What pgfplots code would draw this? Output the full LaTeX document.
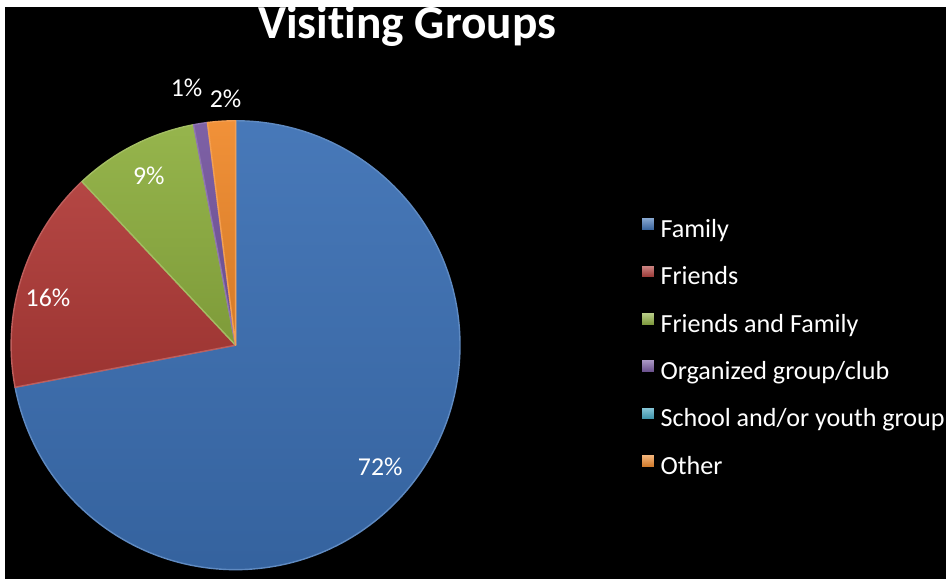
\documentclass[border=0pt]{standalone}
\usepackage{pgfplots}
\pgfplotsset{compat=1.18}
\usepackage{pgfplotstable}
\usepackage{fontspec}
\setmainfont[Ligatures=NoCommon]{Carlito}
\definecolor{cFam}{HTML}{3C70B4}
\definecolor{cFri}{HTML}{B03B38}
\definecolor{cFaF}{HTML}{8FB041}
\definecolor{cOrg}{HTML}{7657A0}
\definecolor{cSch}{HTML}{3FA6C2}
\definecolor{cOth}{HTML}{F08A2C}

\pgfplotstableread{
name value color
Family 72 cFam
Friends 16 cFri
FriendsFamily 9 cFaF
Organized 1 cOrg
School 0 cSch
Other 2 cOth
}\datatable

\begin{document}
\begin{tikzpicture}
\begin{axis}[
  x=0.02cm, y=0.02cm,
  xmin=0, xmax=950, ymin=0, ymax=580,
  hide axis, clip=false,
  legend style={
    at={(axis cs:637,366)}, anchor=north west,
    draw=none, fill=none, text=white,
    font=\fontsize{14.9}{17}\selectfont,
    row sep=12.0pt, column sep=3.4pt,
    nodes={inner sep=0pt, text height=10pt, text depth=3.6pt},
  },
  legend cell align=left,
]
\fill[white] (axis cs:0,0) rectangle (axis cs:950,580);
\fill[black] (axis cs:5,0) rectangle (axis cs:948,573);

\def\astart{90}
\pgfplotsforeachungrouped \i in {0,...,5} {%
  \pgfplotstablegetelem{\i}{value}\of\datatable \let\v\pgfplotsretval
  \pgfplotstablegetelem{\i}{color}\of\datatable \let\c\pgfplotsretval
  \pgfmathsetmacro\aend{\astart-3.6*\v}%
  \ifdim\v pt>0pt
    \edef\temp{\noexpand\shadedraw[top color=\c!94!white, bottom color=\c!88!black, draw=\c!82!white, line width=0.8pt, line join=round] (axis cs:236,234) -- ++(\astart:4.5cm) arc[start angle=\astart, end angle=\aend, radius=4.5cm] -- cycle;}%
    \temp
  \fi
  \global\let\astart\aend
}

\addlegendimage{legend image code/.code={\shade[top color=cFam!60!white, bottom color=cFam!85!black] (0pt,0.8pt) rectangle (7.2pt,8pt);}}
\addlegendentry{Family}
\addlegendimage{legend image code/.code={\shade[top color=cFri!60!white, bottom color=cFri!85!black] (0pt,0.8pt) rectangle (7.2pt,8pt);}}
\addlegendentry{Friends}
\addlegendimage{legend image code/.code={\shade[top color=cFaF!60!white, bottom color=cFaF!85!black] (0pt,0.8pt) rectangle (7.2pt,8pt);}}
\addlegendentry{Friends and Family}
\addlegendimage{legend image code/.code={\shade[top color=cOrg!60!white, bottom color=cOrg!85!black] (0pt,0.8pt) rectangle (7.2pt,8pt);}}
\addlegendentry{Organized group/club}
\addlegendimage{legend image code/.code={\shade[top color=cSch!60!white, bottom color=cSch!85!black] (0pt,0.8pt) rectangle (7.2pt,8pt);}}
\addlegendentry{School and/or youth group}
\addlegendimage{legend image code/.code={\shade[top color=cOth!60!white, bottom color=cOth!85!black] (0pt,0.8pt) rectangle (7.2pt,8pt);}}
\addlegendentry{Other}

\node[anchor=base, inner sep=0pt, text=white, font=\fontsize{27}{30}\selectfont\bfseries] at (axis cs:408,541) {Visiting Groups};
\begin{scope}[every node/.style={anchor=base, inner sep=0pt, text=white, font=\fontsize{14.7}{17}\selectfont}]
\node at (axis cs:381,103) {72\%};
\node at (axis cs:48,273) {16\%};
\node at (axis cs:149,395) {9\%};
\node at (axis cs:187,483) {1\%};
\node at (axis cs:226,472) {2\%};
\end{scope}
\end{axis}
\end{tikzpicture}
\end{document}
....
Written exercise: Nothing but a number is needed here: how many lines hold the string "draw"?

Task solution: 3